Thanks for the laugh. I used to believe in this, but it's pretty clear those in federal government skipped over those minor details at some point, and never looked back.
It is interesting how some would almost like to turn the nation into something resembling Taliban-run Afghanistan. Ban and enforce bans on porn, gambling, adultery, alcohol, skimpy clothing, free speech in general, etc. I don't care for any of those things, but I could never dream of living in such a restricted place. I'll take those hedonistic aspects of our society in return for freedom.
I'd rather endure the annoying pinpricks of any effects of personal drug use than see the effects of the nailgun that's been repeatedly fired into the Constitution in order to prosecute that war.
you want to make it more easily available to vulnerable Americans
Wait, I've heard that sentiment before. I know, it's the liberals who say we're all unknowing victims who can't make up our own minds about anything, and therefore need the government to run our lives for us.
Look in your mirror, as you've spun it so far to the right that it's now leaning heavily to the left.
I do have some libertarian (definitely lowercase "l") leanings, but those result in believing the Constitution is supreme law of the land. I know, it's a strange way to think these days, sometimes even strange on a conservative board.
Of course. I was just joking, although a triple-play is pretty rare. :)
Thanks for the laugh. I used to believe in this, but it's pretty clear those in federal government skipped over those minor details at some point, and never looked back.

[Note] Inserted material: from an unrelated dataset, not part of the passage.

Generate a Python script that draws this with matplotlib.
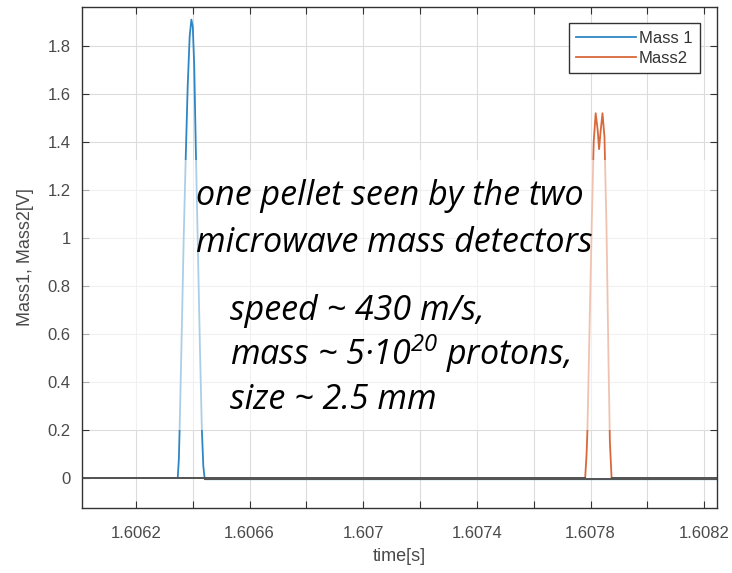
import matplotlib
matplotlib.use("Agg")
import matplotlib.pyplot as plt
import numpy as np

# ---- data ----
t_mass1 = [1.60601, 1.606347, 1.606351, 1.606354, 1.606361, 1.606368, 1.606375, 1.606382,
           1.606389, 1.606395, 1.606400, 1.606405, 1.606411, 1.606418, 1.606425, 1.606432,
           1.606437, 1.606442, 1.608245]
v_mass1 = [0.0, 0.0, 0.08, 0.22, 0.6, 1.0, 1.33, 1.63, 1.84, 1.91, 1.88, 1.72, 1.35, 0.95,
           0.55, 0.2, 0.05, -0.005, -0.005]

t_mass2 = [1.60601, 1.607781, 1.607786, 1.607789, 1.607796, 1.607804, 1.607811, 1.607818,
           1.607825, 1.607830, 1.607835, 1.607842, 1.607849, 1.607856, 1.607863, 1.607868,
           1.607874, 1.608245]
v_mass2 = [0.0, 0.0, 0.1, 0.2, 0.6, 1.05, 1.4, 1.52, 1.45, 1.37, 1.44, 1.52, 1.42, 1.05,
           0.5, 0.15, 0.0, 0.0]

xtick_vals = [1.6062, 1.6064, 1.6066, 1.6068, 1.607, 1.6072, 1.6074, 1.6076, 1.6078, 1.608, 1.6082]
xtick_labels = ['1.6062', '', '1.6066', '', '1.607', '', '1.6074', '', '1.6078', '', '1.6082']
ytick_vals = [0, 0.2, 0.4, 0.6, 0.8, 1.0, 1.2, 1.4, 1.6, 1.8]
ytick_labels = ['0', '0.2', '0.4', '0.6', '0.8', '1', '1.2', '1.4', '1.6', '1.8']

series_names = ['Mass 1', 'Mass2']
annot_title = ['one pellet seen by the two', 'microwave mass detectors']
annot_lines = ['speed ~ 430 m/s,', r'mass ~ 5·10$^{20}$ protons,', 'size ~ 2.5 mm']

plt.rcParams['mathtext.fontset'] = 'custom'
plt.rcParams['mathtext.rm'] = 'Open Sans:italic'
plt.rcParams['mathtext.it'] = 'Open Sans:italic'

fig = plt.figure(figsize=(7.32, 5.73), dpi=100)
ax = fig.add_axes([0.112, 0.1134, 0.8675, 0.8744])

c1 = '#2f86c4'
c2 = '#d9693a'
ax.plot(t_mass1, v_mass1, color=c1, lw=1.3, label=series_names[0], zorder=2)
ax.plot(t_mass2, v_mass2, color=c2, lw=1.3, label=series_names[1], zorder=2.05)

# noisy baselines appear dark grey
for t, v in ((t_mass1, v_mass1), (t_mass2, v_mass2)):
    va = np.array(v, dtype=float)
    vb = np.where(np.abs(va) < 0.01, va, np.nan)
    ax.plot(t, vb, color='#555555', lw=1.4, zorder=2.1)

ax.axhspan(0.2, 1.325, color='white', alpha=0.6, zorder=2.2, lw=0)

ax.set_xlim(1.60601, 1.608245)
ax.set_ylim(-0.125, 1.9625)
ax.set_xticks(xtick_vals)
ax.set_xticklabels(xtick_labels)
ax.set_yticks(ytick_vals)
ax.set_yticklabels(ytick_labels)
ax.grid(True, color='#dcdcdc', lw=0.8)
ax.set_axisbelow(True)
ax.tick_params(direction='in', length=5, top=True, right=True, labelsize=12,
               labelcolor='#4a4a4a', color='#333333')
ax.tick_params(axis='y', pad=8)
ax.tick_params(axis='x', pad=13)
for s in ax.spines.values():
    s.set_color('#333333')
    s.set_linewidth(1.0)

ax.set_xlabel('time[s]', fontsize=13, color='#4a4a4a', labelpad=5)
ax.set_ylabel('Mass1, Mass2[V]', fontsize=13, color='#4a4a4a', labelpad=10)
for lab in ax.get_xticklabels() + ax.get_yticklabels():
    lab.set_family('Liberation Sans')
ax.xaxis.label.set_family('Liberation Sans')
ax.yaxis.label.set_family('Liberation Sans')

leg = ax.legend(loc='upper right', bbox_to_anchor=(0.973, 0.968), fancybox=False,
                framealpha=1, edgecolor='#333333', handlelength=3.6,
                borderpad=0.45, labelspacing=0.3, handletextpad=0.15, borderaxespad=0,
                prop={'family': 'Liberation Sans', 'size': 12})
leg.get_frame().set_linewidth(1.0)
for txt in leg.get_texts():
    txt.set_color('#333333')

fs = 24.5
title_base = [205, 252]
line_base = [320, 365, 409]
for s, yb in zip(annot_title, title_base):
    fig.text(196 / 732, 1 - yb / 573, s, fontsize=fs, family='Open Sans',
             style='italic', color='black', va='baseline', zorder=5)
for s, yb in zip(annot_lines, line_base):
    fig.text(230 / 732, 1 - yb / 573, s, fontsize=fs, family='Open Sans',
             style='italic', color='black', va='baseline', zorder=5)

fig.savefig('out.png', dpi=100)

I know... It used to be that the government would just ignore the parts of the constitution that they didn't agree with, and (it seems that) everyone would just ignore the fact of the blatent violations with a wink and a smile... But now, they've gotten into the habbit of saying, "well, even though it says, 'Congress shall make no law,' the Constitution doesn't really mean 'NO LAW,' since the founders weren't as intelligent and important as us... We certainly know better."